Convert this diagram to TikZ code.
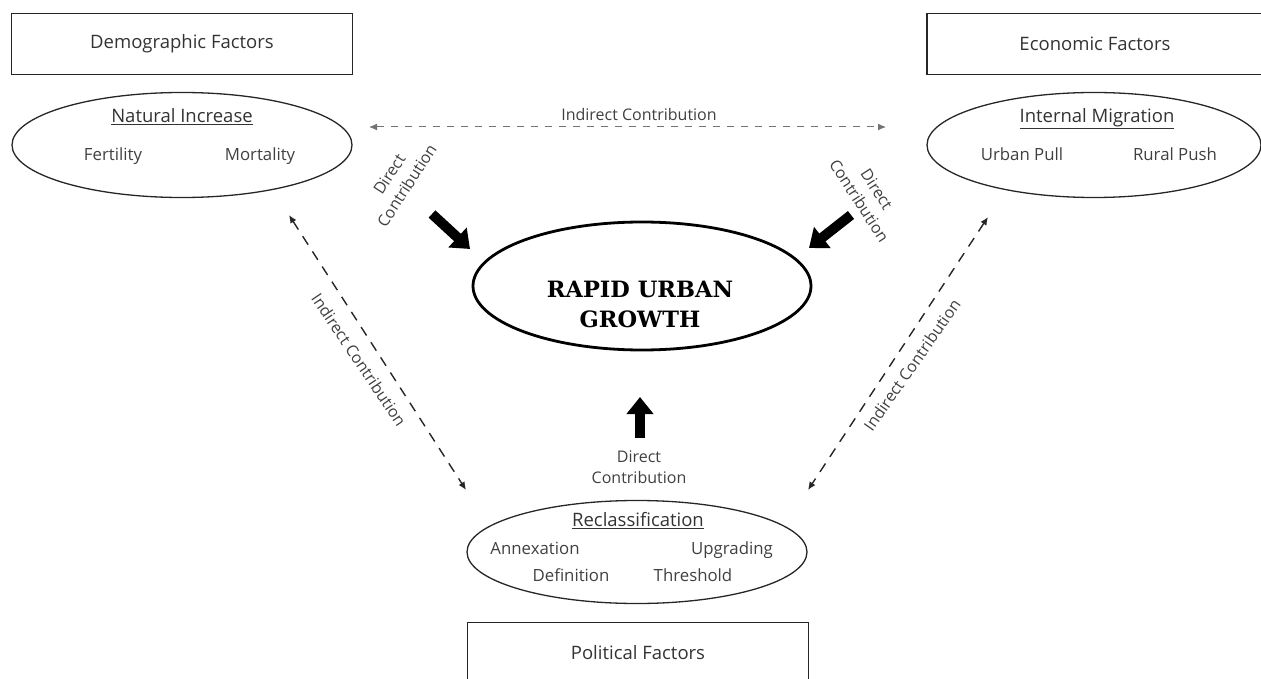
\documentclass[tikz,border=0pt]{standalone}
\usepackage{fontspec}
\setmainfont{Open Sans}
\newfontfamily\headfont{DejaVu Serif}
\usetikzlibrary{shapes.geometric,arrows.meta}
\begin{document}
\begin{tikzpicture}[x=1pt,y=-1pt,
  factor/.style={draw=black!85, line width=1.4pt, minimum width=341pt, minimum height=61pt, text=black!80, font=\fontsize{18.5}{22}\selectfont},
  cause/.style={draw=black!85, ellipse, line width=1.3pt, minimum width=340pt, minimum height=105pt},
  head/.style={text=black!80, text height=0.75em, text depth=0.25em, font=\fontsize{18.5}{22}\selectfont},
  item/.style={text=black!75, text height=0.75em, text depth=0.25em, font=\fontsize{16.8}{20}\selectfont},
  lbl/.style={text=black!75, font=\fontsize{16}{21}\selectfont, align=center},
  direct/.style={line width=10pt, black, -{Triangle[length=17pt,width=26pt]}},
  indirect/.style={line width=1.4pt, black!85, dash pattern=on 10pt off 8pt, {Latex[length=8pt,width=7pt]}-{Latex[length=8pt,width=7pt]}}]
\useasboundingbox (0,0) rectangle (1261,679);

% factor boxes
\node[factor] (demo) at (182,44) {Demographic Factors};
\node[factor, minimum width=336pt] (econ) at (1095,44) {Economic Factors};
\node[factor] (poli) at (638,653) {Political Factors};

% components
\node[cause] (natinc) at (182,145) {};
\node[head] (natinch) at (182,120) {\underline{Natural Increase}};
\node[item] (fert) at (113,158) {Fertility};
\node[item] (mort) at (260,158) {Mortality};

\node[cause, minimum width=334pt] (migr) at (1094,145) {};
\node[head] (migrh) at (1097,120) {\underline{Internal Migration}};
\node[item] (pull) at (1022,158) {Urban Pull};
\node[item] (push) at (1175,158) {Rural Push};

\node[cause, minimum height=103pt] (recl) at (637,552) {};
\node[head] (reclh) at (638,524) {\underline{Reclassification}};
\node[item] (annex) at (535,552) {Annexation};
\node[item] (upgr) at (732,552) {Upgrading};
\node[item] (defn) at (571,579) {Definition};
\node[item] (thrs) at (693,579) {Threshold};

% centre
\node[ellipse, draw, line width=2.8pt, minimum width=338pt, minimum height=128pt] (urban) at (642,286) {};
\node[align=center, font=\headfont\bfseries\fontsize{22.5}{30}\selectfont] (urbant) at (640,304) {RAPID URBAN\\GROWTH};

% direct contribution
\coordinate (dl0) at (432,214);
\coordinate (dl1) at (470,249);
\coordinate (dr0) at (851,215);
\coordinate (dr1) at (809,248);
\coordinate (db0) at (640,438);
\coordinate (db1) at (640,397);
\draw[direct] (dl0) -- (dl1);
\draw[direct] (dr0) -- (dr1);
\draw[direct] (db0) -- (db1);
\node[lbl, rotate=57] (dlt) at (398,180) {Direct\\Contribution};
\node[lbl, rotate=-57] (drt) at (868,195) {Direct\\Contribution};
\node[lbl] (dbt) at (639,467) {Direct\\Contribution};

% indirect contribution
\coordinate (it0) at (369,127);
\coordinate (it1) at (886,127);
\coordinate (il0) at (289,215);
\coordinate (il1) at (466,490);
\coordinate (ir0) at (988,217);
\coordinate (ir1) at (808,490);
\draw[indirect, line width=1pt, black!55, dash pattern=on 7pt off 7pt] (it0) -- (it1);
\draw[indirect] (il0) -- (il1);
\draw[indirect] (ir0) -- (ir1);
\node[lbl] (itt) at (639,115) {Indirect Contribution};
\node[lbl, rotate=-56] (ilt) at (359,360) {Indirect Contribution};
\node[lbl, rotate=55] (irt) at (912,365) {Indirect Contribution};

\end{tikzpicture}
\end{document}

## Your goal
Print out the material word for word, omitting the pictures.

## Final result
Convert this diagram to TikZ code.
\documentclass[tikz,border=0pt]{standalone}
\usepackage{fontspec}
\setmainfont{Open Sans}
\newfontfamily\headfont{DejaVu Serif}
\usetikzlibrary{shapes.geometric,arrows.meta}
\begin{document}
\begin{tikzpicture}[x=1pt,y=-1pt,
  factor/.style={draw=black!85, line width=1.4pt, minimum width=341pt, minimum height=61pt, text=black!80, font=\fontsize{18.5}{22}\selectfont},
  cause/.style={draw=black!85, ellipse, line width=1.3pt, minimum width=340pt, minimum height=105pt},
  head/.style={text=black!80, text height=0.75em, text depth=0.25em, font=\fontsize{18.5}{22}\selectfont},
  item/.style={text=black!75, text height=0.75em, text depth=0.25em, font=\fontsize{16.8}{20}\selectfont},
  lbl/.style={text=black!75, font=\fontsize{16}{21}\selectfont, align=center},
  direct/.style={line width=10pt, black, -{Triangle[length=17pt,width=26pt]}},
  indirect/.style={line width=1.4pt, black!85, dash pattern=on 10pt off 8pt, {Latex[length=8pt,width=7pt]}-{Latex[length=8pt,width=7pt]}}]
\useasboundingbox (0,0) rectangle (1261,679);

% factor boxes
\node[factor] (demo) at (182,44) {Demographic Factors};
\node[factor, minimum width=336pt] (econ) at (1095,44) {Economic Factors};
\node[factor] (poli) at (638,653) {Political Factors};

% components
\node[cause] (natinc) at (182,145) {};
\node[head] (natinch) at (182,120) {\underline{Natural Increase}};
\node[item] (fert) at (113,158) {Fertility};
\node[item] (mort) at (260,158) {Mortality};

\node[cause, minimum width=334pt] (migr) at (1094,145) {};
\node[head] (migrh) at (1097,120) {\underline{Internal Migration}};
\node[item] (pull) at (1022,158) {Urban Pull};
\node[item] (push) at (1175,158) {Rural Push};

\node[cause, minimum height=103pt] (recl) at (637,552) {};
\node[head] (reclh) at (638,524) {\underline{Reclassification}};
\node[item] (annex) at (535,552) {Annexation};
\node[item] (upgr) at (732,552) {Upgrading};
\node[item] (defn) at (571,579) {Definition};
\node[item] (thrs) at (693,579) {Threshold};

% centre
\node[ellipse, draw, line width=2.8pt, minimum width=338pt, minimum height=128pt] (urban) at (642,286) {};
\node[align=center, font=\headfont\bfseries\fontsize{22.5}{30}\selectfont] (urbant) at (640,304) {RAPID URBAN\\GROWTH};

% direct contribution
\coordinate (dl0) at (432,214);
\coordinate (dl1) at (470,249);
\coordinate (dr0) at (851,215);
\coordinate (dr1) at (809,248);
\coordinate (db0) at (640,438);
\coordinate (db1) at (640,397);
\draw[direct] (dl0) -- (dl1);
\draw[direct] (dr0) -- (dr1);
\draw[direct] (db0) -- (db1);
\node[lbl, rotate=57] (dlt) at (398,180) {Direct\\Contribution};
\node[lbl, rotate=-57] (drt) at (868,195) {Direct\\Contribution};
\node[lbl] (dbt) at (639,467) {Direct\\Contribution};

% indirect contribution
\coordinate (it0) at (369,127);
\coordinate (it1) at (886,127);
\coordinate (il0) at (289,215);
\coordinate (il1) at (466,490);
\coordinate (ir0) at (988,217);
\coordinate (ir1) at (808,490);
\draw[indirect, line width=1pt, black!55, dash pattern=on 7pt off 7pt] (it0) -- (it1);
\draw[indirect] (il0) -- (il1);
\draw[indirect] (ir0) -- (ir1);
\node[lbl] (itt) at (639,115) {Indirect Contribution};
\node[lbl, rotate=-56] (ilt) at (359,360) {Indirect Contribution};
\node[lbl, rotate=55] (irt) at (912,365) {Indirect Contribution};

\end{tikzpicture}
\end{document}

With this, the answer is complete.